Higher Education
What does the ergonomic data tell us about these low-tech but essential selector tools?
Full case selection processes in distribution centers (DCs) frequently have selectors obtaining products from two level racks. Given the pallets are usually stored with the 40-inch side facing the aisle, this makes reaching to the back half of the 48-inch deep pallet to obtain products physically challenging. This is particularly true when selecting from the second racking level, where bottom layer products may start at 50 to 55 inches above the floor and be stacked as high as 84 inches above the floor.
DCs address this challenge by providing the selectors with “case hooks” (a.k.a. “pick hooks”) so they can more easily access the cases of products located further back on the pallet (Figure 1). In a prior study on ergonomics practices in manual selection operations (Lavender & Sommerich, 2022), we found that every DC we spoke to had some sort of case hook that was available to their employees. However, utilization varied considerably across facilities, as did the case hook designs. Therefore, we sought to identify case hook designs that can effectively reduce the biomechanical loads during 2-tier case picking operations, and are perceived by users to be useful, usable and desirable.
Prior work using focus groups with grocery selectors at nearby distribution centers identified different design features that were worthy of biomechanical investigation (Figure 2). Based on these design concepts, prototypes were developed and tested in a laboratory environment to determine if different handle and tip designs led to lower biomechanical demands during a simulated case pulling process.
Our laboratory study engaged 12 volunteers, ten males and two females, that ranged in height from 5 foot 5 inches to 6 foot 2 inches. These research participants performed a simulated product section tasks using four different handle designs and three different tip designs (Figures 3 and 4), for a total of 12 tool design variations. The handle designs included an in-line handle that was a straight tube, a T-handle, a pistol grip handle and a counter-balanced pistol grip (Pistol-CB) that had a weight attached to the proximal end to bring the tool’s center of gravity to the pistol grip handle. The tip designs included a conventional tip that was a narrow flange orthogonal to the pipe, a large hook that was designed to facilitate reaching around the side of the box being selected, and the rake, which was a flat blade surface that was orthogonal to the pipe. All tools were made from PVC material, were 85 cm in length from the center of the grip to the tip, and weighed between 1 and 1.6 pounds, except for the counterbalanced versions, which ranged from 3 to 3.5 pounds.
The participants were asked to pull 12-pound boxes forward on the pallet to where they could easily be grasped for palletizing. This weight was selected as it is representative of case weights frequently slotted within second level slots in grocery distribution operations. While the participants were pulling the boxes forward, the electromyographic muscular activity (EMG) levels in the shoulder and wrist muscles were sampled, as well as their shoulder postures using a motion capture system.
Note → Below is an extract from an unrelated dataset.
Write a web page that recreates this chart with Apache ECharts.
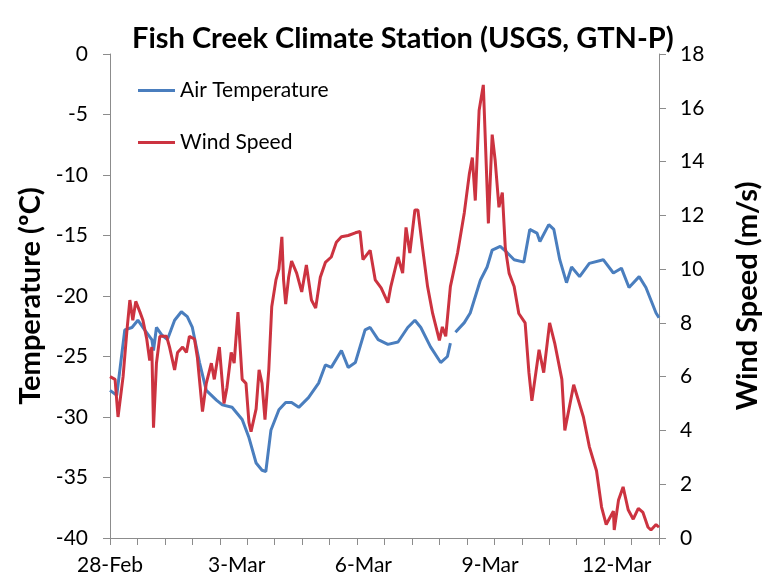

The sequence of handle design and tip conditions was randomized for each participant. Within each condition, there were two trials. At the completion of the session, the participants were asked to rate the usability of each handle and tip configuration on a 5 point rating scale (very difficult to use to very easy to use).
Research Results
The analysis of the kinematic data showed that both the type of handle and the tip design significantly (p<.001) affected the degree to which the shoulder swung forward (shoulder flexion) and to the side (shoulder abduction). Figure 5 shows that pistol grip resulted in reduced motions in both planes relative to the other handle designs tested. This figure also shows that within the pistol grip designs were only minimal differences due to tip design. It should also be noted that when the box was further forward on the pallet, the shoulder flexion and abduction decreased for the pistol grip handles, but not for the Inline or T-handle.
Figure 6 shows the pistol grip led to lower muscle activations (90th percentile normalized EMG) for the anterior and lateral parts of the deltoid muscle, as well as one of the key muscles controlling wrist movement in this task (flexor carpi radialis). Looking at the pistol grip data more closely, it can be seen that for the shoulder muscles, there were no significant differences in the results due to tip design. For the tested wrist muscle, the hook tip led to significantly greater muscle use in both pistol grip designs and with the T-handle.
Usability data also showed statistically significant effects (p<.01) for both the handle and the tip designs. Figure 7 shows the usability ratings for the handle and tip designs, where higher values indicated a design that was easier to use. These data suggest the inline and pistol grip handles were perceived as easier to use than the T-handle. The rake-style tip was also rated easiest to use.
Both the analysis of shoulder postures and muscle activation data suggest the use of pistol grip tools to reduce the biomechanical loading of the shoulders when using case hooks to obtain products. These findings are also supported by the usability data wherein the pistol grip was considered one of the easier tool handles to use. This may be due to pistol grip affording information regarding the tip orientation. While the same could be said for the T-handle, extra effort was required to control the pitch of the tool as the handle could more easily rotate within the hand.